Felt Board Christianity

Felt Board Christianity

As the exposing of baby killing has unfolded over the last few weeks I’m surprised to find a sudden convergence of various threads, that I thought were unrelated to each other, suddenly twisting themselves together in my own thinking. Many of us, well, maybe I won’t begin there. I, me myself, have long long been horrified by the knowledge that the ordinary mother, the woman who happens to become pregnant, in this country, has the right to do away with the child if she sees fit. The horror that I have felt, from my youth, isn’t, I don’t think, because I have a better moral compass than the average Chrisitan, but springs largely from two sources. One, I’m not from here. And two, I have read the bible.
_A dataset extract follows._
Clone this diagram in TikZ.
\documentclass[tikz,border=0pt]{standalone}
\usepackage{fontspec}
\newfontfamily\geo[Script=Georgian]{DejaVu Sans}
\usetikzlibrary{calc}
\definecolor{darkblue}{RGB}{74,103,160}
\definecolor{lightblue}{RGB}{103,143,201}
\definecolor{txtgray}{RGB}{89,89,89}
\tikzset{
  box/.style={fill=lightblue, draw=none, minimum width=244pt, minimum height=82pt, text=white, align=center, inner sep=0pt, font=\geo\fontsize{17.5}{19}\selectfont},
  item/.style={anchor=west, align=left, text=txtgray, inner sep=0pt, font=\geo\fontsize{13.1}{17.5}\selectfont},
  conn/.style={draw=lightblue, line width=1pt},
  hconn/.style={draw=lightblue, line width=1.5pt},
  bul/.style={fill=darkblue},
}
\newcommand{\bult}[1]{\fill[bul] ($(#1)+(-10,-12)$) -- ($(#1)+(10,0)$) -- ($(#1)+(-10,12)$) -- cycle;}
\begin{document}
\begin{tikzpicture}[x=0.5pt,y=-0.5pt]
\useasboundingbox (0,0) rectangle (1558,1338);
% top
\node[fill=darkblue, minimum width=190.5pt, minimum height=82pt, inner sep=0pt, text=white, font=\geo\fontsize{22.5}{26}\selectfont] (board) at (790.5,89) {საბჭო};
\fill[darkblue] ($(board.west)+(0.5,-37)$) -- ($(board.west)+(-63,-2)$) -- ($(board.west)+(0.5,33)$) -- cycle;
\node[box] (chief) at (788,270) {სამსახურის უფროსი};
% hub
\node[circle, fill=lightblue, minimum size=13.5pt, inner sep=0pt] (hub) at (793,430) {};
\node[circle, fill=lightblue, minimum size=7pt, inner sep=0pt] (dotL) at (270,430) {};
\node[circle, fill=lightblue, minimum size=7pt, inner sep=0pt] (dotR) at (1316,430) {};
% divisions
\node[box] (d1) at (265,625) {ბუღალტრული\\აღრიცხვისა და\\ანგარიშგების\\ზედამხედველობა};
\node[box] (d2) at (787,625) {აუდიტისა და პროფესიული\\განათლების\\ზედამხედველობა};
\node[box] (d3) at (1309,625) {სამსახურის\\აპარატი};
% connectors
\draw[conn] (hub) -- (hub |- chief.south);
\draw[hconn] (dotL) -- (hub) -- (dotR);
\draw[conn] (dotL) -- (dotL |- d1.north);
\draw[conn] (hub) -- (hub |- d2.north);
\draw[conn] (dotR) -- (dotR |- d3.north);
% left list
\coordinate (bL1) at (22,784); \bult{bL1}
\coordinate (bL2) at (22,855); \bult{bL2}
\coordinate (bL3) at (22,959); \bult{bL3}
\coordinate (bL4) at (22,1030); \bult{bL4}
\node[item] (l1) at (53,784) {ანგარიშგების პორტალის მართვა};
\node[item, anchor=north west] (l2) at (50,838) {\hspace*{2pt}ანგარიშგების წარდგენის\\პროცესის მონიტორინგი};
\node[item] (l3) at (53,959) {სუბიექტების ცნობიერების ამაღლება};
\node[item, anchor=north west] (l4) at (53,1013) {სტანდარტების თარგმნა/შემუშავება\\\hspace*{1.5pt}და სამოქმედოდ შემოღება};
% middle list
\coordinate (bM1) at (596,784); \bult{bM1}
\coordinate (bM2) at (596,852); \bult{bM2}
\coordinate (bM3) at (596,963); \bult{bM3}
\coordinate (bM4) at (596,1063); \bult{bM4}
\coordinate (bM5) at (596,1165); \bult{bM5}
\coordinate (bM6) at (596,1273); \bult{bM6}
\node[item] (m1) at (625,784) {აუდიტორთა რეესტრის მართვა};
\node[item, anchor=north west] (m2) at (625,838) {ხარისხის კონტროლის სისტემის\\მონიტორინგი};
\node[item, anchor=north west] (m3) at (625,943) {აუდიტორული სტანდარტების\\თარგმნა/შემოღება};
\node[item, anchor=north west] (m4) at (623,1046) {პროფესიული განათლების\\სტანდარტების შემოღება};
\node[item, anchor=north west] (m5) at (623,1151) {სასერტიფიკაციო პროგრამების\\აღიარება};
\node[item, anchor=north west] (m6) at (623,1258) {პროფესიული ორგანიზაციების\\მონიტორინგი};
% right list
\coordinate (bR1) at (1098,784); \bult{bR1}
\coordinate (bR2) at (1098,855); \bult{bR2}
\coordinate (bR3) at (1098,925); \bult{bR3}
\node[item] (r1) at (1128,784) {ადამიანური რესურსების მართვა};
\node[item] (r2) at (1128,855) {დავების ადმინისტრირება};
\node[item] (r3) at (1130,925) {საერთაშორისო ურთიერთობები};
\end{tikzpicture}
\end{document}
When I was sixteen, I found myself in the United States for a whole six months, attending a local public school, trying fo beat my way around long, overly bright, clinical feeling hallways filled with loud, apparently self confident teenagers. I slunk around the margins for that time, trying to figure out how to get along and not get in trouble or draw any attention to myself at all ever. Which I basically managed to do. Except on one occasion, which turned out nicely. I wrote an essay in my English class and I got an A on it. And the subject of the essay, which I see now would be utterly rejected by all, was how incomprehensible to me, as an outsider, is the American conception of Rights. As far as I could see, knowing basically nothing about America’s system of laws and it’s constitution, everyone around me had the right to whatever they wanted, the instant they discovered that want. I think I must have heard two girls fighting in the hallway, pulling each other’s hair, and one of them must have screamed, ‘I’ve got my rights’. My little clunky essay (although, just to remind you, I did get an A) was a treatise on how, as a Christian, I get to leave all my rights at the door. I don’t get any rights, I said, because I am a horrible sinner, and I deserve nothing, only death, but Jesus purchased me by his blood, I wrote, and so now I don’t have to die, but that is a gift, not a right. Remarkably, it being the early 90s, I was allowed to get away with writing stuff about God and Sin. I didn’t get in trouble or anything. Did I mention that I got an A?

Where I grew up. Women do have rights. They have an essential human right. They have the right to have children. A woman wants children, and it’s her husband’s job to give them to her. And if she can’t have a child, for various reasons, someone in her family should probably give her one of theirs, because everyone should have a child. Children are essential, absolutely and completely, for survival and everything. If a woman is angry and demanding her rights, it might often be because she wants another child.

So that is one thread. The other is the bible itself. It probably sounds pretty arrogant for someone like me, and who am I anyway, to say I don’t think women should be allowed to murder their children because I have read the bible. But I’m going to say it anyway. Reading the bible, and not with your fingers crossed, is a nice way to come to the conclusion that murder is wrong and that the thing in the womb is a person and that therefore murder is the correct word to use when talking about getting rid of it. I’m toiling through Isaiah right now and there are difficult lines like, “your hands are full of blood” and “Their infants will be dashed in pieces before their eyes; their houses will be plundered and their wives ravished” and plenty of heaped up anger about the abuse and neglect of the fatherless. Those would be the people who didn’t have a father, those little ones carried along by women who have been promised something and then abandoned by the person who made the promise. When the father takes off, what should we do? Well, in America, the woman gathers herself up and goes to other people who make a promise, that if she kills what’s inside her, everything will be ok. She believes both promises, false as they are, because it’s her right.

So I said there were two threads but there are really three. The third thread that is weaving itself into this picture is the sudden catastrophic downfall of Christianity in this country. If you fill up a cup with emotionalism, boredom over scripture, idolatry, and scrawling flowery cliches–two poems and a puppy, as it were, for the sermon time–you have a nice full cup of foaming wrath being poured out all over Twitter. Some actual professing Christians, publicly known and writing women, think that what is going on is either not a big deal, or actually a good thing. Some of these are thought to be poetical, good at writing, clever with an image, able to rub two words together and get something nice out of the effort. And because they are basically articulate, they get to peddle the shiny lie that they are nuanced, that they have depth to their thinking.

But take some of the lines, some of the ugly words of support for the barbarous butchery of planned parenthood, and measure it up against the actual poetry and nuance of scripture, the clear articulation of God that he is very angry against sin and that you can’t do whatever you want unless you want to die forever, and to me, it looks like a Sunday School Felt Board. It is that compelling. In other words, not at all.

How did Christianity in the west come to be a bunch of women, screaming that they have their rights, and then insisting that they have said something clever? I’m sure lots of people have good answers to this question. Thing is, until we roll up the felt board, and stuff the little flat figures in an envelope, and stop telling the stories as if what matters most is how David felt while he was killing Goliath, and wondering how we feel when we kill the Goliath in our lives, and admonishing each other to try to be happy about ourselves, and begin instead to ask what God thinks, and wonder about who he is, then we will continue to be stuck here. Which would be tragic, because not only is it boring, it’s not going to end well.